Rodzina może zapobiegać pewnym negatywnym zachowaniom chorego, może pełnić rolę filtra nastrojów. Wsparcie jakie chory otrzymuje od najbliższych spełnia częściowo rolę dobrej terapii w czasie choroby ale również może stać się elementem chroniącym przed depresją. Aby rodzina mogła sobie poradzić z chorobą, istotną kwestią jest jej psychoedukacja. Dzięki niej bliscy poznają charakter choroby, a także wiedzą, jak postępować z chorym, jak go aktywizować, co można zrobić aby mu pomóc a jednocześnie nie zaszkodzić. Rodzina chorego znajduje się w bardzo trudnej sytuacji i tak samo jak chory potrzebuje wsparcia i pomocy. Dzięki sesjom psychoedukacyjnym najbliźsi uświadamiają sobie, że nie są jedyną rodziną dotkniętą takim problemem, mogą wymienić się doświadczeniami i spostrzeżeniami z innymi. Psychoedukacja dostarcza narzędzi do obchodzenia się z chorobą i radzenia sobie z nią. Pozwala wzmocnić zarówno rodzinę, jak i samego pacjenta. Rodzina może również korzystać z sesji psychoterapeutycznych podczas których jej członkowie uczą się jak postępować wobec chorego i jak radzić sobie z własnymi emocjami.

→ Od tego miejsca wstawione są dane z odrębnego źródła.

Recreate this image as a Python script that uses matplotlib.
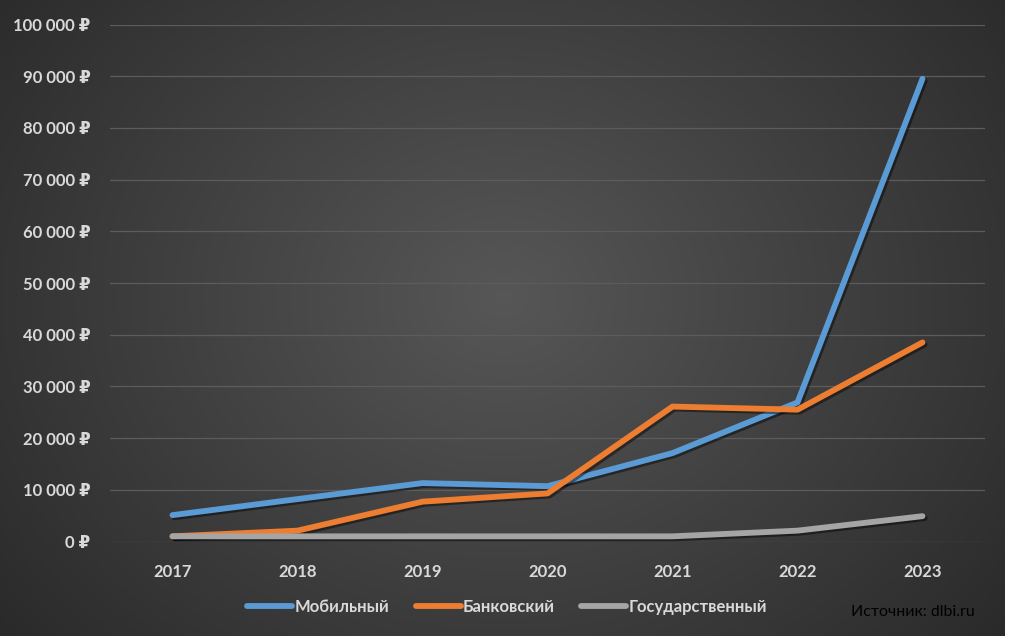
import numpy as np
import matplotlib
matplotlib.use("Agg")
import matplotlib.pyplot as plt
import matplotlib.patheffects as pe

years = ["2017", "2018", "2019", "2020", "2021", "2022", "2023"]
mobile = [5100, 8200, 11300, 10700, 17100, 26900, 89500]
bank = [1000, 2100, 7700, 9300, 26100, 25500, 38500]
gov = [1000, 1000, 1000, 1000, 1000, 2100, 4900]
series_names = ["Мобильный", "Банковский", "Государственный"]
colors = ["#5b9bd5", "#ed7d31", "#a5a5a5"]
yticks = list(range(0, 100001, 10000))

FAM = ["Lato", "DejaVu Sans"]
plt.rcParams["font.family"] = FAM

W, H = 1009, 639
fig = plt.figure(figsize=(W / 100, H / 100), dpi=100, facecolor="white")

# background with radial gradient
bg = fig.add_axes([0, 3 / H, 1005 / W, 1 - 3 / H])
bg.set_axis_off()
yy, xx = np.mgrid[0:300, 0:500]
cx, cy = 250, 140
r = np.sqrt(((xx - cx) / 330.0) ** 2 + ((yy - cy) / 260.0) ** 2)
r = np.clip(r, 0, 1)
val = 0.34 - 0.18 * r
img = np.dstack([val, val, val])
bg.imshow(img, aspect="auto", extent=[0, 1, 0, 1], interpolation="bicubic")
bg.set_xlim(0, 1)
bg.set_ylim(0, 1)

# plot area
left, right = 110, 985
top, bottom = 24.5, 541.5
ax = fig.add_axes([left / W, 1 - bottom / H, (right - left) / W, (bottom - top) / H])
ax.patch.set_alpha(0)
x = np.arange(len(years))
shadow = [pe.SimpleLineShadow(offset=(1.5, -1.5), shadow_color="black", alpha=0.45), pe.Normal()]
for vals, c, name in zip([mobile, bank, gov], colors, series_names):
    ax.plot(x, vals, color=c, lw=4.2, solid_capstyle="round", solid_joinstyle="round",
            label=name, path_effects=shadow, zorder=3)

ax.set_xlim(-0.5, len(years) - 0.5)
ax.set_ylim(0, 100000)
ax.set_yticks(yticks)
ax.set_yticklabels([("{:,}".format(v).replace(",", " ")) + " ₽" for v in yticks])
ax.set_xticks(x)
ax.set_xticklabels(years)
ax.grid(axis="y", color="#5c5c5c", lw=0.9)
ax.set_axisbelow(True)
for s in ax.spines.values():
    s.set_visible(False)
ax.tick_params(axis="both", length=0, colors="#d9d9d9", labelsize=12)
ax.tick_params(axis="y", pad=14)
ax.tick_params(axis="x", pad=16)
for lbl in ax.get_xticklabels() + ax.get_yticklabels():
    lbl.set_fontweight("bold")

leg = fig.legend(loc="center", bbox_to_anchor=(507 / W, 1 - 607 / H), ncol=3, frameon=False,
                 handlelength=2.7, columnspacing=1.6, handletextpad=0.12,
                 prop={"family": FAM, "size": 12, "weight": "bold"})
for t in leg.get_texts():
    t.set_color("#d9d9d9")
for h in leg.get_lines():
    h.set_path_effects([])

fig.text(975 / W, 1 - 612 / H, "Источник: dlbi.ru", ha="right", va="center",
         color="black", fontsize=11.5, family=FAM)

fig.savefig("out.png", dpi=100, facecolor="white")
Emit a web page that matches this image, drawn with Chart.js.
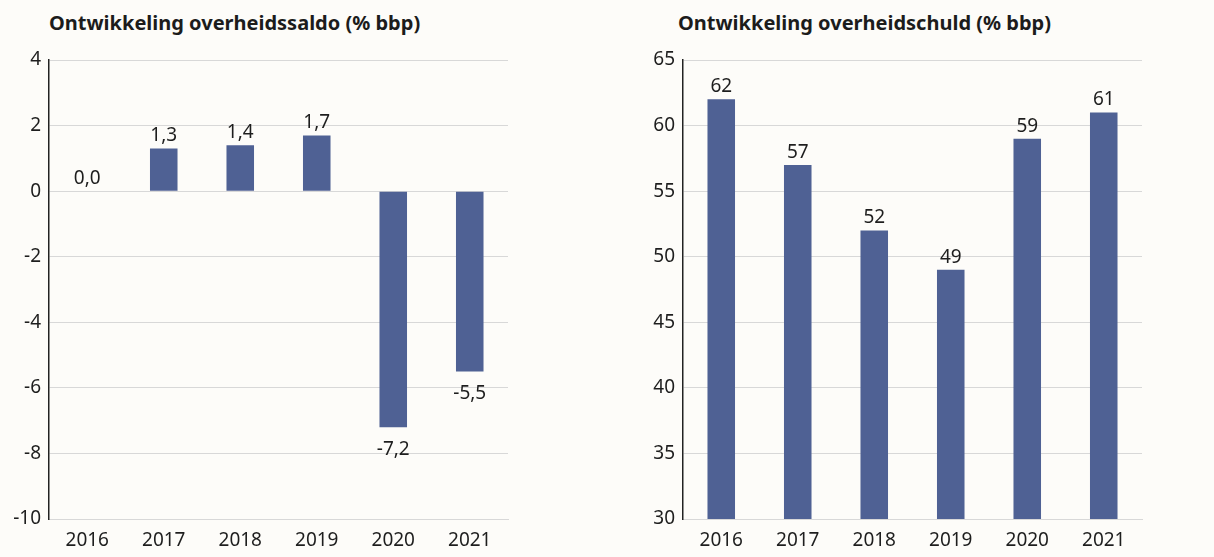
<!DOCTYPE html>
<html>
<head>
<meta charset="utf-8">
<script src="https://cdn.jsdelivr.net/npm/chart.js@4"></script>
<style>
  body { margin: 0; background: #fdfcf9; width: 1214px; height: 557px; overflow: hidden; position: relative; font-family: "Noto Sans", sans-serif; }
  .title { position: absolute; top: 9px; font-weight: bold; font-size: 20px; color: #1c1c1c; white-space: nowrap; }
  .box { position: absolute; top: 40px; height: 517px; }
</style>
</head>
<body>
<div class="title" style="left:49px">Ontwikkeling overheidssaldo (% bbp)</div>
<div class="title" style="left:678px">Ontwikkeling overheidschuld (% bbp)</div>
<div class="box" style="left:0;width:540px"><canvas id="saldoChart"></canvas></div>
<div class="box" style="left:620px;width:560px"><canvas id="schuldChart"></canvas></div>
<script>
const years = ["2016", "2017", "2018", "2019", "2020", "2021"];
const saldo = [0.0, 1.3, 1.4, 1.7, -7.2, -5.5];
const schuld = [62, 57, 52, 49, 59, 61];
const saldoTicks = [-10, 4, 2];   // min, max, step
const schuldTicks = [30, 65, 5];

const barColor = "#4f6194";
const gridColor = "#d8d8d8";
const textColor = "#1e1e1e";

// own value labels, comma decimal like the original
const valueLabels = {
  id: "valueLabels",
  afterDatasetsDraw(chart, args, opts) {
    const ctx = chart.ctx;
    const meta = chart.getDatasetMeta(0);
    const vals = chart.data.datasets[0].data;
    ctx.save();
    ctx.font = "19px 'Noto Sans'";
    ctx.fillStyle = textColor;
    ctx.textAlign = "center";
    meta.data.forEach((bar, i) => {
      let v = vals[i];
      let txt = opts.decimals ? v.toFixed(1).replace(".", ",") : String(v);
      if (v < 0) {
        ctx.textBaseline = "top";
        ctx.fillText(txt, bar.x, bar.y + 13);
      } else {
        ctx.textBaseline = "bottom";
        ctx.fillText(txt, bar.x, bar.y - 3);
      }
    });
    ctx.restore();
  },
};

function makeChart(id, data, ticks, decimals, yWidth, padRight) {
  return new Chart(document.getElementById(id), {
    type: "bar",
    data: {
      labels: years,
      datasets: [{
        data: data,
        backgroundColor: barColor,
        categoryPercentage: 1,
        barPercentage: 0.36,
      }],
    },
    options: {
      responsive: true,
      maintainAspectRatio: false,
      animation: false,
      layout: { padding: { left: 0, right: padRight, top: 20, bottom: 0 } },
      plugins: {
        legend: { display: false },
        tooltip: { enabled: false },
        valueLabels: { decimals: decimals },
      },
      scales: {
        x: {
          grid: { display: false },
          border: { color: gridColor, width: 1 },
          ticks: { color: textColor, font: { size: 19, family: "Noto Sans" }, padding: 2 },
          afterFit: (s) => { s.height = 38; },
        },
        y: {
          min: ticks[0],
          max: ticks[1],
          ticks: {
            stepSize: ticks[2],
            color: textColor,
            font: { size: 19, family: "Noto Sans" },
            padding: 8,
          },
          grid: { color: gridColor, drawTicks: false, lineWidth: 1 },
          border: { color: "#222", width: 1.5 },
          afterFit: (s) => { s.width = yWidth; },
        },
      },
    },
    plugins: [valueLabels],
  });
}

makeChart("saldoChart", saldo, saldoTicks, true, 49, 32);
makeChart("schuldChart", schuld, schuldTicks, false, 63, 38);
</script>
</body>
</html>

Aby móc zdiagnozować obecność zespołu depresyjnego musi współwystępować w jednym czasie co najmniej pięć spośród wymienionych objawów, w tym konieczna jest obecność pierwszego lub drugiego z objawów głównych. Cechy te powinny występować przez okres co najmniej 2 tygodni i utrzymywać się niemal cały dzień.
Objawy główne:
- Obniżony nastrój; ogólne przygnębienie, apatia, smutek, anhedonia (brak lub utrata odczuwania przyjemności, zarówno zmysłowej, cielesnej jak i emocjonalnej);
- Obniżenie napędu psychoruchowego; osłabienie funkcji pamięci, spadek aktywności i energii, spowolnienie toku i tempa wypowiedzi oraz myślenia, obniżenie bądź zahamowanie ruchowe;
- Objawy somatyczne i zaburzenia rytmu okołodobowego; zaburzenia snu, złe samopoczucie z rana, lepsze w godzinach wieczornych, nadmierna senność w ciągu dnia, suchość w jamie ustnej, bóle głowy, spadek masy ciała, zaparcia;
Objawy dodatkowe:
- Depresyjne myślenie; urojenia depresyjne, brak wiary w siebie, poczucie winy, zaniżona samoocena, pesymistyczna ocena przeszłości i przyszłości, myśli i tendencje samobójcze;
- Zaburzenia aktywności; osłabienie kontaktów z otoczeniem, zmniejszenie zainteresowań, spadek zdolności do pracy, izolowanie się od ludzi, zaniedbywanie higieny osobistej;
- Lęk; uczucie zagrożenia, niepokój, poczucie wewnętrznego napięcia, pobudzenie ruchowe.
Jeśli zauważamy u siebie lub u swoich bliskich wymienione objawy ważne jest szybkie działanie i podjęcie leczenia. Należy wtedy skontaktować się z lekarzem psychiatrą i psychologiem. Wczesna interwencja farmakologiczna i psychoterapeutyczna jest szansą na mniejsze cierpienie i szybszy powrót do zdrowia.